Ender's Game by Orson Scott Card
Summary from the back: "Intense is the word for Ender's Game. Aliens have attacked twice and almost destroyed the human species. To make sure humans win the next encounter, the world government has taken to breeding military geniuses-and then training them in the arts of war...The early training, not surprisingly, takes the form of 'games'...Ender Wiggin is a genius among geniuses; he wins all the games...He is smart enough to know that time is running out. But is he smart enough to save the planet?"
I heard a lot about this book and have wanted to read it for a long time. And now that I graduated college, I have the time :). I haven't read a lot of sci-fi books, so I wasn't quite sure what to expect from this novel, and it wasn't what I thought it would be like. But according to the author's supposed plan (I read his intro), the book is excellent and his story-writing skills are superb.
I found the way the children are trained fascinating and the sad way that they are treated true even in our world today, albeit to a lesser degree. The harsh treatment of the children and the idea of war as a 'game' reminded me a lot of The Hunger Games, although this novel is completely different in many ways from that series. The author knows much about how power and leaders work and this was very enlightening. I came to know and love Ender, the main character, and could see parts of myself in him, which I believe is the trait of a good creator: to show a reader him/herself in the characters to that she can come out of the novel changed.
I'm a visual person; I like descriptions and clear images when I read, and there wasn't much of that in this novel. So it was difficult at times to picture the ships and rooms that the soldiers live in. I was also confused at times about what was happening politically on earth. Orson Scott Card could have explained some of these things more clearly for the reader.

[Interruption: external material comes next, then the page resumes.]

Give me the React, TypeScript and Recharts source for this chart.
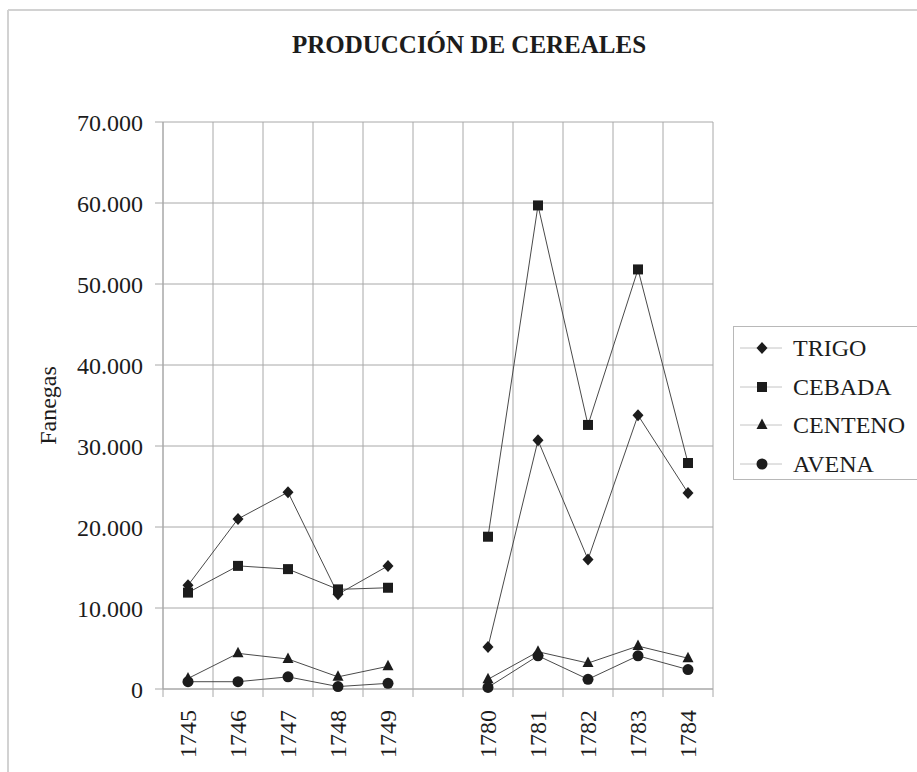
import React from 'react';
import { LineChart, Line, XAxis, YAxis, CartesianGrid, Legend } from 'recharts';

const categories = ['1745', '1746', '1747', '1748', '1749', '', '1780', '1781', '1782', '1783', '1784'];
const trigo = [12800, 21000, 24300, 11700, 15200, null, 5200, 30700, 16000, 33800, 24200];
const cebada = [11900, 15200, 14800, 12300, 12500, null, 18800, 59700, 32600, 51800, 27900];
const centeno = [1300, 4400, 3700, 1500, 2800, null, 1200, 4600, 3200, 5300, 3800];
const avena = [900, 900, 1500, 300, 700, null, 200, 4100, 1200, 4100, 2400];
const yTicks = [0, 10000, 20000, 30000, 40000, 50000, 60000, 70000];

const seriesDefs = [
  { key: 'TRIGO', shape: 'diamond' },
  { key: 'CEBADA', shape: 'square' },
  { key: 'CENTENO', shape: 'triangle' },
  { key: 'AVENA', shape: 'circle' },
];

const data = categories.map((year, i) => ({
  year,
  TRIGO: trigo[i],
  CEBADA: cebada[i],
  CENTENO: centeno[i],
  AVENA: avena[i],
}));

const FONT = '"Liberation Serif", "Times New Roman", Times, serif';
const INK = '#1c1c1c';
const LINE = '#4a4a4a';
const GRID = '#a8a8a8';
const BAND = 50; // half-gap padding on each side of the category points (band layout)

function Marker({ cx, cy, shape }: { cx?: number; cy?: number; shape: string }) {
  if (cx == null || cy == null || Number.isNaN(cx) || Number.isNaN(cy)) return null;
  if (shape === 'diamond')
    return <path d={`M${cx},${cy - 6}L${cx + 5.5},${cy}L${cx},${cy + 6}L${cx - 5.5},${cy}Z`} fill={INK} />;
  if (shape === 'square') return <rect x={cx - 5} y={cy - 5} width={10} height={10} fill={INK} />;
  if (shape === 'triangle')
    return <path d={`M${cx},${cy - 6.5}L${cx + 5.5},${cy + 4}L${cx - 5.5},${cy + 4}Z`} fill={INK} />;
  return <circle cx={cx} cy={cy} r={5.5} fill={INK} />;
}

const YearTick = (props: any) => {
  const { x, y, payload, index, visibleTicksCount } = props;
  const axisY = y;
  const ty = axisY + 21;
  const isLast = index === visibleTicksCount - 1;
  return (
    <g>
      <line x1={x - BAND / 2} x2={x - BAND / 2} y1={axisY} y2={axisY + 8} stroke={GRID} />
      {isLast && <line x1={x + BAND / 2} x2={x + BAND / 2} y1={axisY} y2={axisY + 8} stroke={GRID} />}
      <text
        x={x}
        y={ty}
        transform={`rotate(-90, ${x}, ${ty})`}
        textAnchor="end"
        dy="0.34em"
        fontFamily={FONT}
        fontSize={24}
        fill={INK}
      >
        {payload.value}
      </text>
    </g>
  );
};

const formatY = (v: number) => (v === 0 ? '0' : `${v / 1000}.000`);

const LegendBox = () => (
  <div
    style={{
      boxSizing: 'border-box',
      width: 184,
      height: 154,
      borderTop: '1px solid #b8b8b8',
      borderLeft: '1px solid #b8b8b8',
      borderBottom: '1px solid #b8b8b8',
      background: '#fff',
      paddingTop: 2,
    }}
  >
    {seriesDefs.map((s) => (
      <div key={s.key} style={{ display: 'flex', alignItems: 'center', height: 38.5 }}>
        <svg width={59} height={20} style={{ display: 'block', flex: 'none' }}>
          <line x1={6} x2={48} y1={10} y2={10} stroke="#c4c4c4" strokeWidth={1} />
          <Marker cx={28} cy={10} shape={s.shape} />
        </svg>
        <span style={{ fontFamily: FONT, fontSize: 24, lineHeight: '24px', color: INK, whiteSpace: 'nowrap' }}>
          {s.key}
        </span>
      </div>
    ))}
  </div>
);

export default function App() {
  return (
    <div style={{ position: 'absolute', left: 0, top: 0, width: 917, height: 772, background: '#fff', overflow: 'hidden' }}>
      <svg width={917} height={772} style={{ position: 'absolute', left: 0, top: 0 }}>
        <line x1={8} x2={917} y1={10} y2={10} stroke="#d2d2d2" strokeWidth={2} />
        <line x1={8} x2={8} y1={10} y2={772} stroke="#d2d2d2" strokeWidth={2} />
        <text x={469} y={53} textAnchor="middle" fontFamily={FONT} fontWeight="bold" fontSize={25} fill={INK}>
          PRODUCCIÓN DE CEREALES
        </text>
      </svg>
      <div style={{ position: 'absolute', left: 0, top: 0 }}>
        <LineChart width={917} height={772} data={data} margin={{ top: 122, right: 204, bottom: 0, left: 30 }}>
          <XAxis
            dataKey="year"
            padding={{ left: BAND / 2, right: BAND / 2 }}
            height={83}
            tickSize={0}
            tickMargin={0}
            tickLine={false}
            axisLine={{ stroke: GRID }}
            interval={0}
            tick={<YearTick />}
          />
          <YAxis
            width={133}
            domain={[0, 70000]}
            ticks={yTicks}
            interval={0}
            tickFormatter={formatY}
            tickSize={8}
            tickMargin={12}
            stroke={GRID}
            tickLine={{ stroke: GRID }}
            axisLine={{ stroke: GRID }}
            tick={{ fontFamily: FONT, fontSize: 24, fill: INK }}
            label={{
              content: (p: any) => {
                const vb = p.viewBox || {};
                const cx = vb.x + 18;
                const cy = vb.y + vb.height / 2;
                return (
                  <text
                    x={cx}
                    y={cy}
                    transform={`rotate(-90, ${cx}, ${cy})`}
                    textAnchor="middle"
                    dy="0.34em"
                    fontFamily={FONT}
                    fontSize={24}
                    fill={INK}
                  >
                    Fanegas
                  </text>
                );
              },
            }}
          />
          <CartesianGrid
            stroke={GRID}
            strokeWidth={1}
            verticalCoordinatesGenerator={({ offset }: any) =>
              Array.from({ length: categories.length + 1 }, (_, i) => offset.left + (i * offset.width) / categories.length)
            }
          />
          {seriesDefs.map((s) => (
            <Line
              key={s.key}
              dataKey={s.key}
              name={s.key}
              stroke={LINE}
              strokeWidth={1}
              isAnimationActive={false}
              connectNulls={false}
              dot={(p: any) => <Marker key={`${s.key}-${p.index}`} cx={p.cx} cy={p.cy} shape={s.shape} />}
              activeDot={false}
            />
          ))}
          <Legend
            layout="vertical"
            align="center"
            verticalAlign="middle"
            content={() => <LegendBox />}
            wrapperStyle={{ position: 'absolute', left: 733, top: 326, width: 184, margin: 0, padding: 0 }}
          />
        </LineChart>
      </div>
    </div>
  );
}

Overall though, the novel was well-written, thought-provoking, and interesting, so I give it a 3.5 out of 5. I recommend it to 16 year-olds and above because there is some language and graphic images. With every book that becomes a movie, I advocate reading the book before watching the movie, so you can truly comprehend/understand what is happening. But that might just because I love books so much. This novel is also a series, I believe, and I most definitely want to check out the others. You can learn more about this author and his books at his website here.
What I learned: War/fighting is most definitely not a game. An important quote that's made me think about love and hatred (don't worry, it's not a spoiler) that I'm still chewing on: "In the moment when I truly understand my enemy, understand him well enough to defeat him, then in that very moment I also love him. I think it's impossible to really understand somebody, what they want, what they believe, and not love them the way they love themselves." What do you think about this idea?
Merry Christmas, by the way! Let us remember the truest, greatest story of all this season!